New Zealand’s financial system has faced a new challenge with the Christchurch earthquake in February providing a test for the insurance sector. Damage from the earthquake is large relative to the size of the economy and insurers face substantial logistical issues dealing with the consequent flow of claims. Economic activity has been disrupted in the near term, with some firms and households facing considerable economic and financial hardship.
The private property-related damage from the earthquake is substantially insured, and much of that has been reinsured with large global reinsurers. This makes the financial consequences of the earthquake more manageable for New Zealand. Other costs will be borne largely by the government, although doing so will place additional pressure on the fiscal position with consolidation in other areas now more imperative than prior to the earthquake. The ‘cobweb’ diagram (figure 1.1 in the attached PDF) summarises our assessment of the stability risks facing the New Zealand financial system. These risks, which were highly elevated during the financial crisis, have continued to reduce over the past year, although they remain above normal in several areas. The earthquake-related challenges have pushed the domestic environment risk assessment up slightly.
The financial system generally appears reasonably placed to support the economy over the period ahead. The resilience of the New Zealand banking system has improved since the financial crisis, with bank profitability lifting recently. The banks have also moved to a more stable funding base, reducing their vulnerability to disruptions in external funding markets. Non-performing loans are elevated, but remain at manageable levels and are supported by relatively high bank capital ratios.
Looking ahead, New Zealand’s financial system continues to operate in a volatile and uncertain world environment. The global economic recovery has broadened over the past six months and strong Asian growth remains supportive of commodity producing economies such as Australia and New Zealand, reducing our assessment of global risks (figure 1.1). However, the durability of the global recovery is still not assured. Any slowdown in growth in Asia, particularly China, would undermine the current strength in the terms of trade and remove an important engine of growth for the New Zealand economy. Furthermore, a combination of stretched sovereign balance sheets and ongoing problems in European banking systems have continued to make wholesale funding markets challenging for local banks. While global financial market conditions have generally improved in recent months, markets remain vulnerable to further adverse developments.
New Zealand’s economic recovery in 2010 was weaker than expected. In part, this was due to the overhang of high levels of indebtedness among parts of the household and business sectors following heavy borrowing over the past decade. Much of this borrowing was financed from debt raised offshore by the banking system and was reflected in a sharp rise in New Zealand’s net external liabilities. The challenging economic conditions and financial market volatility of recent years have made households and firms more cautious. This has resulted in efforts to reduce or constrain debt, leading to weak household and business spending. If sustained, this will assist in improving New Zealand’s external imbalances and moderate the financial system’s exposure to international credit markets. While reducing domestic and external debt imbalances would be a desirable development, an excessively cautious approach to debt could delay the return to a more fully-employed economy. Conversely, there is also a risk that the previous appetite for debt becomes re-established once economic conditions strengthen.

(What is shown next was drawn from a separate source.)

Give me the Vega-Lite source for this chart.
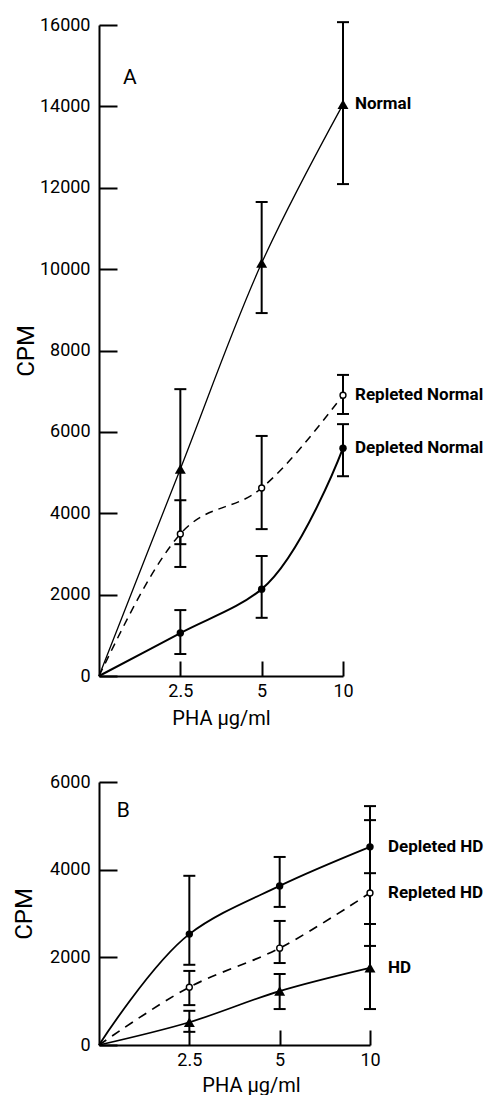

Rising terms of trade and ongoing global recovery continue to support an outlook of stronger activity in New Zealand’s external sector. In addition, earthquake rebuilding efforts are expected to boost domestic demand in due course, adding momentum to the recovery. Some lift in demand for credit is to be expected and it will be important that the banking system meets this demand in order to support the broader economic recovery and to assist the resumption of business activity within the Canterbury region.
The Reserve Bank is continuing to improve the regulation of the financial system. The Bank is currently evaluating the new Basel III global regulatory standards for bank capital adequacy and liquidity announced by the Basel Committee on Banking Supervision (BCBS) in November last year. Although New Zealand is not compelled to adopt the new standards, the Bank is generally supportive of the new standards subject to their suitability for local conditions. The Reserve Bank is also working to enhance its failure management toolkit and is currently consulting with the banks on how to implement Open Bank Resolution (OBR), a resolution option allowing a failing bank to be kept open without a full government bailout. The OBR policy will help to manage any perceived implicit public guarantee of the banks.
The Reserve Bank is also progressing with the implementation of a new licensing regime for insurers given its new responsibility for prudential supervision of the insurance sector. The Bank will continue to consult with the industry as the regulatory regime is developed further. The February earthquake was an extremely damaging event, and one major insurer with a large amount of Christchurch business (AMI) has required a support arrangement from Government to remove uncertainty about its ability to meet earthquake-related claims. The arrangement was also intended to maintain confidence in the broader insurance sector. The Bank will continue to assess the implications of the earthquake for the insurance sector over the months ahead.